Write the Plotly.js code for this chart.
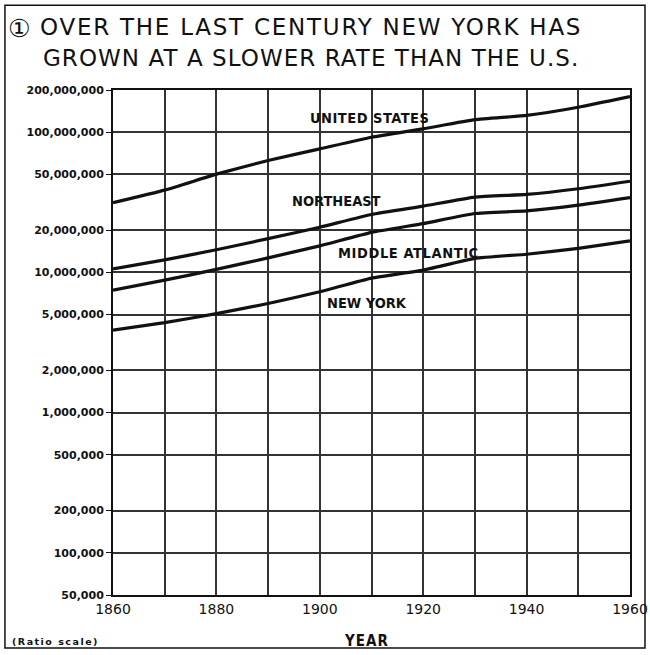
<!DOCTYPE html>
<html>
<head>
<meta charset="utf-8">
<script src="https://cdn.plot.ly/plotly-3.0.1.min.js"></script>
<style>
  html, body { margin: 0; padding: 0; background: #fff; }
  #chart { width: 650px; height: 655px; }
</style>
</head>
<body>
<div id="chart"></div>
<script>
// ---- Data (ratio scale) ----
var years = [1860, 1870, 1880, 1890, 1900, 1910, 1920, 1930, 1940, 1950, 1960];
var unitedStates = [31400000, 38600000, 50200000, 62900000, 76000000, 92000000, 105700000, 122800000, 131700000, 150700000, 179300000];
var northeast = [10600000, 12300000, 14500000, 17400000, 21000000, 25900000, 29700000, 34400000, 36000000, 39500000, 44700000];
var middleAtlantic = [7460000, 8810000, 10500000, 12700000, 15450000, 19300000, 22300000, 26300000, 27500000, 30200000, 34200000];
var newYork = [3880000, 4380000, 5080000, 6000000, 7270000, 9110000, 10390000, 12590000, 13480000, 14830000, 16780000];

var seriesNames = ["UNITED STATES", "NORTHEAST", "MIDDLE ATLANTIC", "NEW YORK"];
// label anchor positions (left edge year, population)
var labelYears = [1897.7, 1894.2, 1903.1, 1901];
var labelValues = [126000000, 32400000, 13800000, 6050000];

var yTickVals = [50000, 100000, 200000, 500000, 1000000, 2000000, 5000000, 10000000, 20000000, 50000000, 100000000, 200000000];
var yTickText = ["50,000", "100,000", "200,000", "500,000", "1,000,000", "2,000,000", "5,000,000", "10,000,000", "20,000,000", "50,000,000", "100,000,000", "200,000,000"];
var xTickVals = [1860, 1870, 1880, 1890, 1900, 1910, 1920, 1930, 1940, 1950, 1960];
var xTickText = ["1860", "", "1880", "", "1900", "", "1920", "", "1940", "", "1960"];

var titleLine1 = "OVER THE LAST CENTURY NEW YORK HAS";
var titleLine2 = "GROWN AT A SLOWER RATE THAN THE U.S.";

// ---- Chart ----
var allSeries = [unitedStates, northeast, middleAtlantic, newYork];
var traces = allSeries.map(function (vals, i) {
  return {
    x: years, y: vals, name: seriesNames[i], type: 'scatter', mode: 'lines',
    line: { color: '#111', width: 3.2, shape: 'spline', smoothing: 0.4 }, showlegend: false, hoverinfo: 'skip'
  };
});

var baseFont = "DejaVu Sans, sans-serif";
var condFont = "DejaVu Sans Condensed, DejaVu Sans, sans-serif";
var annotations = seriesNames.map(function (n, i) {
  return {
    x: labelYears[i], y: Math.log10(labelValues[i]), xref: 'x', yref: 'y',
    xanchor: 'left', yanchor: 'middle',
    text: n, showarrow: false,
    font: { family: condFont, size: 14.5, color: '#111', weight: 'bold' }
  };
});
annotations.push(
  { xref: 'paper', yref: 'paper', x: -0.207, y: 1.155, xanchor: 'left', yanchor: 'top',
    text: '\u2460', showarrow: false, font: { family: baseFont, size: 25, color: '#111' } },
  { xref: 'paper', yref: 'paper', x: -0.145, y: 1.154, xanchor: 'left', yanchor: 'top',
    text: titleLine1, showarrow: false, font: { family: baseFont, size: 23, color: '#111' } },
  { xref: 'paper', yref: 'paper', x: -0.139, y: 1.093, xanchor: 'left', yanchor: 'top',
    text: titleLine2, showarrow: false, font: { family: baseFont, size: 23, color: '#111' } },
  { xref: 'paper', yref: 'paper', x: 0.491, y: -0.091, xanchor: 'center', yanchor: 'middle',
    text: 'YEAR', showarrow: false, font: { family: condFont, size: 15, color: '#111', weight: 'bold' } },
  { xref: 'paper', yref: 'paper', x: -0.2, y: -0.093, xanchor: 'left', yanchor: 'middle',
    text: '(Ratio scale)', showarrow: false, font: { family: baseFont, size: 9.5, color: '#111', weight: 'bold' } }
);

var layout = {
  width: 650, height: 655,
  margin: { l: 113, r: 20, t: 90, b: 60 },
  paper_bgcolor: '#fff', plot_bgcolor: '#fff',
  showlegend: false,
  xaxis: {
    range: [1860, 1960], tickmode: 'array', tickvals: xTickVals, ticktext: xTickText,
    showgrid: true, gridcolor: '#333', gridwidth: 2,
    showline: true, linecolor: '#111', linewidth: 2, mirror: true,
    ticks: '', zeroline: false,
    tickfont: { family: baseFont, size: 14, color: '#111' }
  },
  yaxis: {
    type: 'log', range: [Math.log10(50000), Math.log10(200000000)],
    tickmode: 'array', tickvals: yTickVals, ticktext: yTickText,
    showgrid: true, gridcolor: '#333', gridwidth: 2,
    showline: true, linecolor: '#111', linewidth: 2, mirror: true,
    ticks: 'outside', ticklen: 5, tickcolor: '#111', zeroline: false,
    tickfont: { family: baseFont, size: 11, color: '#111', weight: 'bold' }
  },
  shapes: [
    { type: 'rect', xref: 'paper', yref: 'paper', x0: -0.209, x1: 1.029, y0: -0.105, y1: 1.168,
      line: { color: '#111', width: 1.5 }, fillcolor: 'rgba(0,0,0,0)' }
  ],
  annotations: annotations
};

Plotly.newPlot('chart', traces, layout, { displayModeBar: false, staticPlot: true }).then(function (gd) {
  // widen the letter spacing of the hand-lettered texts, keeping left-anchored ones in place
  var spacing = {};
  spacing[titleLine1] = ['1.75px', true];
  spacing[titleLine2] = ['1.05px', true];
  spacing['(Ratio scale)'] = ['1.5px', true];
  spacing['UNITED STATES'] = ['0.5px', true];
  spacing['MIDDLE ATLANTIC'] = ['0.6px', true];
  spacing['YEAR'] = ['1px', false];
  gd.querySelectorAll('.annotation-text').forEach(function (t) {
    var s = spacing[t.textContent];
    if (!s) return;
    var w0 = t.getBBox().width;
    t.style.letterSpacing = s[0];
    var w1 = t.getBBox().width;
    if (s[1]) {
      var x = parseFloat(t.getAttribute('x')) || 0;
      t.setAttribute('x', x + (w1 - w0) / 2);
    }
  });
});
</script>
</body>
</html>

Exercise prompt: Copy out the listing exactly as it stands, but not the pictures.

Result of this exercise:
Write the Plotly.js code for this chart.
<!DOCTYPE html>
<html>
<head>
<meta charset="utf-8">
<script src="https://cdn.plot.ly/plotly-3.0.1.min.js"></script>
<style>
  html, body { margin: 0; padding: 0; background: #fff; }
  #chart { width: 650px; height: 655px; }
</style>
</head>
<body>
<div id="chart"></div>
<script>
// ---- Data (ratio scale) ----
var years = [1860, 1870, 1880, 1890, 1900, 1910, 1920, 1930, 1940, 1950, 1960];
var unitedStates = [31400000, 38600000, 50200000, 62900000, 76000000, 92000000, 105700000, 122800000, 131700000, 150700000, 179300000];
var northeast = [10600000, 12300000, 14500000, 17400000, 21000000, 25900000, 29700000, 34400000, 36000000, 39500000, 44700000];
var middleAtlantic = [7460000, 8810000, 10500000, 12700000, 15450000, 19300000, 22300000, 26300000, 27500000, 30200000, 34200000];
var newYork = [3880000, 4380000, 5080000, 6000000, 7270000, 9110000, 10390000, 12590000, 13480000, 14830000, 16780000];

var seriesNames = ["UNITED STATES", "NORTHEAST", "MIDDLE ATLANTIC", "NEW YORK"];
// label anchor positions (left edge year, population)
var labelYears = [1897.7, 1894.2, 1903.1, 1901];
var labelValues = [126000000, 32400000, 13800000, 6050000];

var yTickVals = [50000, 100000, 200000, 500000, 1000000, 2000000, 5000000, 10000000, 20000000, 50000000, 100000000, 200000000];
var yTickText = ["50,000", "100,000", "200,000", "500,000", "1,000,000", "2,000,000", "5,000,000", "10,000,000", "20,000,000", "50,000,000", "100,000,000", "200,000,000"];
var xTickVals = [1860, 1870, 1880, 1890, 1900, 1910, 1920, 1930, 1940, 1950, 1960];
var xTickText = ["1860", "", "1880", "", "1900", "", "1920", "", "1940", "", "1960"];

var titleLine1 = "OVER THE LAST CENTURY NEW YORK HAS";
var titleLine2 = "GROWN AT A SLOWER RATE THAN THE U.S.";

// ---- Chart ----
var allSeries = [unitedStates, northeast, middleAtlantic, newYork];
var traces = allSeries.map(function (vals, i) {
  return {
    x: years, y: vals, name: seriesNames[i], type: 'scatter', mode: 'lines',
    line: { color: '#111', width: 3.2, shape: 'spline', smoothing: 0.4 }, showlegend: false, hoverinfo: 'skip'
  };
});

var baseFont = "DejaVu Sans, sans-serif";
var condFont = "DejaVu Sans Condensed, DejaVu Sans, sans-serif";
var annotations = seriesNames.map(function (n, i) {
  return {
    x: labelYears[i], y: Math.log10(labelValues[i]), xref: 'x', yref: 'y',
    xanchor: 'left', yanchor: 'middle',
    text: n, showarrow: false,
    font: { family: condFont, size: 14.5, color: '#111', weight: 'bold' }
  };
});
annotations.push(
  { xref: 'paper', yref: 'paper', x: -0.207, y: 1.155, xanchor: 'left', yanchor: 'top',
    text: '\u2460', showarrow: false, font: { family: baseFont, size: 25, color: '#111' } },
  { xref: 'paper', yref: 'paper', x: -0.145, y: 1.154, xanchor: 'left', yanchor: 'top',
    text: titleLine1, showarrow: false, font: { family: baseFont, size: 23, color: '#111' } },
  { xref: 'paper', yref: 'paper', x: -0.139, y: 1.093, xanchor: 'left', yanchor: 'top',
    text: titleLine2, showarrow: false, font: { family: baseFont, size: 23, color: '#111' } },
  { xref: 'paper', yref: 'paper', x: 0.491, y: -0.091, xanchor: 'center', yanchor: 'middle',
    text: 'YEAR', showarrow: false, font: { family: condFont, size: 15, color: '#111', weight: 'bold' } },
  { xref: 'paper', yref: 'paper', x: -0.2, y: -0.093, xanchor: 'left', yanchor: 'middle',
    text: '(Ratio scale)', showarrow: false, font: { family: baseFont, size: 9.5, color: '#111', weight: 'bold' } }
);

var layout = {
  width: 650, height: 655,
  margin: { l: 113, r: 20, t: 90, b: 60 },
  paper_bgcolor: '#fff', plot_bgcolor: '#fff',
  showlegend: false,
  xaxis: {
    range: [1860, 1960], tickmode: 'array', tickvals: xTickVals, ticktext: xTickText,
    showgrid: true, gridcolor: '#333', gridwidth: 2,
    showline: true, linecolor: '#111', linewidth: 2, mirror: true,
    ticks: '', zeroline: false,
    tickfont: { family: baseFont, size: 14, color: '#111' }
  },
  yaxis: {
    type: 'log', range: [Math.log10(50000), Math.log10(200000000)],
    tickmode: 'array', tickvals: yTickVals, ticktext: yTickText,
    showgrid: true, gridcolor: '#333', gridwidth: 2,
    showline: true, linecolor: '#111', linewidth: 2, mirror: true,
    ticks: 'outside', ticklen: 5, tickcolor: '#111', zeroline: false,
    tickfont: { family: baseFont, size: 11, color: '#111', weight: 'bold' }
  },
  shapes: [
    { type: 'rect', xref: 'paper', yref: 'paper', x0: -0.209, x1: 1.029, y0: -0.105, y1: 1.168,
      line: { color: '#111', width: 1.5 }, fillcolor: 'rgba(0,0,0,0)' }
  ],
  annotations: annotations
};

Plotly.newPlot('chart', traces, layout, { displayModeBar: false, staticPlot: true }).then(function (gd) {
  // widen the letter spacing of the hand-lettered texts, keeping left-anchored ones in place
  var spacing = {};
  spacing[titleLine1] = ['1.75px', true];
  spacing[titleLine2] = ['1.05px', true];
  spacing['(Ratio scale)'] = ['1.5px', true];
  spacing['UNITED STATES'] = ['0.5px', true];
  spacing['MIDDLE ATLANTIC'] = ['0.6px', true];
  spacing['YEAR'] = ['1px', false];
  gd.querySelectorAll('.annotation-text').forEach(function (t) {
    var s = spacing[t.textContent];
    if (!s) return;
    var w0 = t.getBBox().width;
    t.style.letterSpacing = s[0];
    var w1 = t.getBBox().width;
    if (s[1]) {
      var x = parseFloat(t.getAttribute('x')) || 0;
      t.setAttribute('x', x + (w1 - w0) / 2);
    }
  });
});
</script>
</body>
</html>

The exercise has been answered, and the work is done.